Thermal stabilities of a molecularly stepped PMMA substrate prepared by thermal nanoimprinting and isolated PMMA chains deposited on it evaluated by high-temperature atomic force microscopy

Polymer surfaces are believed to have high mobility, and the glass transition temperature (Tg) of these surfaces is significantly decreased compared to that of the bulk. In this study, we prepared a molecularly stepped poly(methyl methacrylate) (PMMA) substrate by thermally nanoimprinting a PMMA plate with an atomically stepped sapphire substrate and PMMA isolated chains deposited on it by the Langmuir-Blodgett technique.
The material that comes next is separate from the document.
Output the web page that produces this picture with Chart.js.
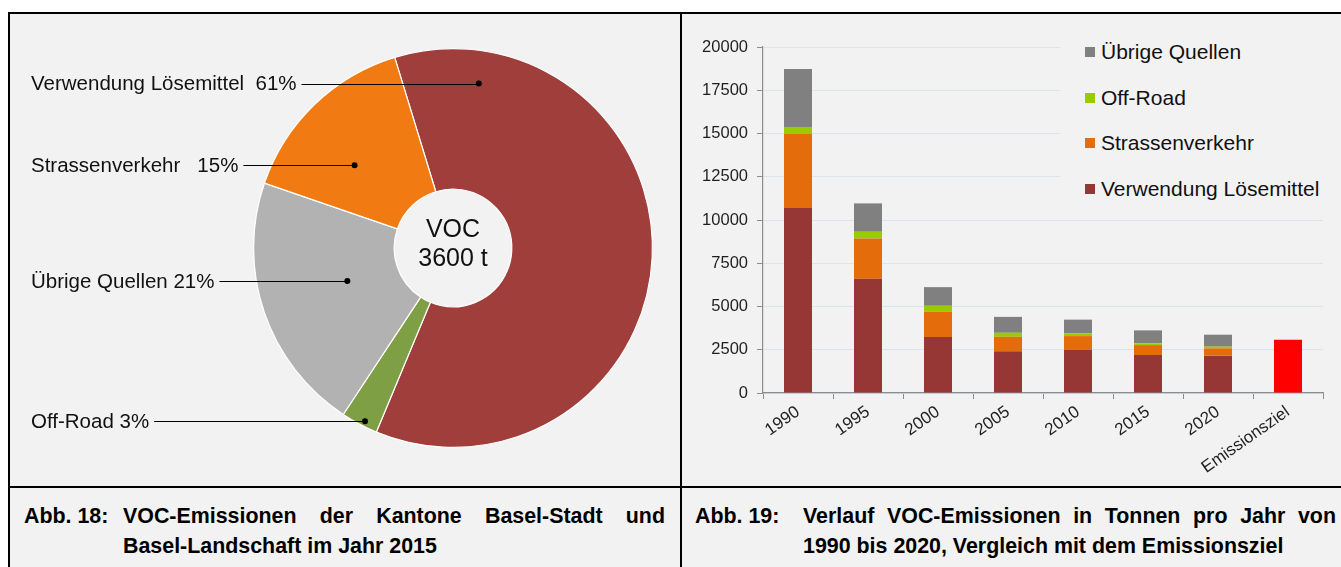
<!DOCTYPE html>
<html>
<head>
<meta charset="utf-8">
<script src="https://cdn.jsdelivr.net/npm/chart.js@4.4.1/dist/chart.umd.min.js"></script>
<style>
  body { margin: 0; width: 1341px; height: 567px; overflow: hidden; background: #fff; font-family: "Liberation Sans", Arial, sans-serif; }
  #frame { position: absolute; left: 8px; top: 12px; width: 1340px; height: 560px; background: #f2f2f2; border-top: 2px solid #000; border-left: 2px solid #000; }
  #vline { position: absolute; left: 680px; top: 12px; width: 2px; height: 560px; background: #000; }
  #hline { position: absolute; left: 8px; top: 486px; width: 1340px; height: 2px; background: #000; }
  #pieBox { position: absolute; left: 10px; top: 14px; width: 670px; height: 472px; }
  #barBox { position: absolute; left: 682px; top: 14px; width: 659px; height: 472px; }
  #legend { position: absolute; left: 1060px; top: 28px; width: 281px; height: 180px; background: #f2f2f2; }
  .item { position: absolute; left: 25px; height: 24px; font-size: 21px; line-height: 24px; color: #111; white-space: nowrap; }
  .item span { display: inline-block; width: 10px; height: 10px; margin-right: 6px; vertical-align: 2px; }
  .cap { position: absolute; font-weight: bold; font-size: 21.4px; line-height: 30px; color: #000; white-space: nowrap; }
  .just { text-align: justify; text-align-last: justify; white-space: normal; }
</style>
</head>
<body>
<div id="frame"></div>
<div id="pieBox"><canvas id="pieChart"></canvas></div>
<div id="barBox"><canvas id="barChart"></canvas></div>
<div id="legend"></div>
<div id="vline"></div>
<div id="hline"></div>

<div class="cap" style="left:24px; top:501px;">Abb. 18:</div>
<div class="cap just" style="left:123px; top:501px; width:542px;">VOC-Emissionen der Kantone Basel-Stadt und</div>
<div class="cap" style="left:123px; top:531px;">Basel-Landschaft im Jahr 2015</div>

<div class="cap" style="left:695px; top:501px;">Abb. 19:</div>
<div class="cap just" style="left:803px; top:501px; width:533px;">Verlauf VOC-Emissionen in Tonnen pro Jahr von</div>
<div class="cap" style="left:803px; top:531px;">1990 bis 2020, Vergleich mit dem Emissionsziel</div>

<script>
// Pie data (clockwise from the top, after rotation)
const pieLabels = ['Verwendung Lösemittel', 'Off-Road', 'Übrige Quellen', 'Strassenverkehr'];
const pieShares = [61, 3, 21, 15];
const pieColors = ['#a03e3c', '#7f9f45', '#b2b2b2', '#f27a12'];
const pieGaps = ['  ', ' ', ' ', '   '];
const pieTotal = ['VOC', '3600 t'];

// Bar data
const years = ['1990', '1995', '2000', '2005', '2010', '2015', '2020', 'Emissionsziel'];
const solvents = [10700, 6600, 3230, 2420, 2520, 2190, 2160, null];
const roadTraffic = [4300, 2330, 1460, 830, 770, 580, 420, null];
const offRoad = [380, 390, 350, 230, 160, 100, 100, null];
const otherSources = [3350, 1640, 1080, 920, 790, 750, 690, null];
const target = [null, null, null, null, null, null, null, 3080];
const yTicks = [0, 2500, 5000, 7500, 10000, 12500, 15000, 17500, 20000];

// where the leader lines hit each slice (fraction of the arc, fraction of the radius)
const anchors = [[0.118, 0.835], [0.4, 0.975], [0.52, 0.555], [0.39, 0.645]];

const fontStack = '"Liberation Sans", Arial, sans-serif';

const pieLabelPlugin = {
    id: 'pieLabels',
    afterDraw(chart) {
        const ctx = chart.ctx;
        const arcs = chart.getDatasetMeta(0).data;
        ctx.save();
        ctx.font = '20.5px ' + fontStack;
        ctx.textBaseline = 'middle';
        arcs.forEach((arc, i) => {
            const p = arc.getProps(['x', 'y', 'startAngle', 'endAngle', 'outerRadius']);
            const a = p.startAngle + anchors[i][0] * (p.endAngle - p.startAngle);
            const px = p.x + Math.cos(a) * anchors[i][1] * p.outerRadius;
            const py = p.y + Math.sin(a) * anchors[i][1] * p.outerRadius;
            const text = pieLabels[i] + pieGaps[i] + pieShares[i] + '%';
            ctx.fillStyle = '#111';
            ctx.textAlign = 'left';
            ctx.fillText(text, 21, py + 1);
            const w = ctx.measureText(text).width;
            ctx.strokeStyle = '#000';
            ctx.lineWidth = 1.2;
            ctx.beginPath();
            ctx.moveTo(21 + w + 5, Math.round(py) + 0.5);
            ctx.lineTo(px, Math.round(py) + 0.5);
            ctx.stroke();
            ctx.fillStyle = '#000';
            ctx.beginPath();
            ctx.arc(px, py, 3, 0, Math.PI * 2);
            ctx.fill();
        });
        // centre text
        const c = arcs[0];
        ctx.font = '25px ' + fontStack;
        ctx.textAlign = 'center';
        ctx.fillStyle = '#111';
        ctx.fillText(pieTotal[0], c.x, c.y - 18);
        ctx.fillText(pieTotal[1], c.x, c.y + 11);
        ctx.restore();
    }
};

new Chart(document.getElementById('pieChart'), {
    type: 'doughnut',
    data: {
        labels: pieLabels,
        datasets: [{
            data: pieShares,
            backgroundColor: pieColors,
            borderColor: '#ffffff',
            borderWidth: 1.2
        }]
    },
    options: {
        responsive: true,
        maintainAspectRatio: false,
        animation: false,
        rotation: -17,
        cutout: '29.5%',
        layout: { padding: { left: 243, right: 27, top: 34, bottom: 38 } },
        plugins: { legend: { display: false }, tooltip: { enabled: false } }
    },
    plugins: [pieLabelPlugin]
});

const series = [
    { label: 'Verwendung Lösemittel', data: solvents, color: '#963735' },
    { label: 'Strassenverkehr', data: roadTraffic, color: '#e46c0a' },
    { label: 'Off-Road', data: offRoad, color: '#99cc00' },
    { label: 'Übrige Quellen', data: otherSources, color: '#808080' },
    { label: 'Emissionsziel', data: target, color: '#ff0000' }
];

const tickFont = { family: fontStack, size: 16.5 };

new Chart(document.getElementById('barChart'), {
    type: 'bar',
    data: {
        labels: years,
        datasets: series.map(s => ({
            label: s.label,
            data: s.data,
            backgroundColor: s.color,
            stack: 'voc',
            barPercentage: 0.4,
            categoryPercentage: 1
        }))
    },
    options: {
        responsive: true,
        maintainAspectRatio: false,
        animation: false,
        layout: { padding: { top: 33, right: 18 } },
        plugins: { legend: { display: false }, tooltip: { enabled: false } },
        scales: {
            x: {
                stacked: true,
                grid: { offset: true, drawOnChartArea: false, tickLength: 6, tickColor: '#8c8c8c' },
                border: { color: '#8c8c8c', width: 1.2 },
                ticks: { font: { family: fontStack, size: 17 }, color: '#1f1f1f', minRotation: 35, maxRotation: 35, autoSkip: false, padding: 3 },
                afterFit: (scale) => { scale.height = 93; }
            },
            y: {
                stacked: true,
                min: 0,
                max: 20000,
                afterBuildTicks: (scale) => { scale.ticks = yTicks.map(v => ({ value: v })); },
                grid: { color: '#dbe3ef', tickLength: 6, tickColor: '#8c8c8c' },
                border: { color: '#8c8c8c', width: 1.2 },
                ticks: { font: tickFont, color: '#1f1f1f', padding: 9, callback: (v) => String(v) },
                afterFit: (scale) => { scale.width = 81; }
            }
        }
    }
});

// legend, top entry first
const legend = document.getElementById('legend');
const legendOrder = [3, 2, 1, 0];
legendOrder.forEach((idx, row) => {
    const div = document.createElement('div');
    div.className = 'item';
    div.style.top = (12 + row * 45.5) + 'px';
    div.innerHTML = '<span style="background:' + series[idx].color + '"></span>' + series[idx].label;
    legend.appendChild(div);
});
</script>
</body>
</html>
The imprinted PMMA surface with a step height of ~0.2 nm and isolated PMMA chains deposited on it could be observed at the molecular level up to the PMMA bulk Tg by in situ high-temperature atomic force microscopy, indicating that the PMMA surface and the PMMA chains deposited on it have thermal stability close to the bulk PMMA Tg and that no significant decrease in Tg was observed. The significant thermal stability of the surface of the imprinted PMMA substrate and deposited PMMA chains is unexpected and differs from the results based on our present understanding of the polymer surfaces. We evaluated the thermal stability of a molecularly stepped poly(methyl methacrylate) (PMMA) substrate prepared by thermal nanoimprinting and PMMA isolated chains deposited on it by in situ high-temperature atomic force microscopy. The imprinted PMMA surface and isolated PMMA chains on it could be observed at the molecular level up to the glass transition temperature (Tg) of the bulk PMMA and no significant decrease in Tg was observed. The significant thermal stability of them is unexpected and differs from our present understanding of the polymer surfaces.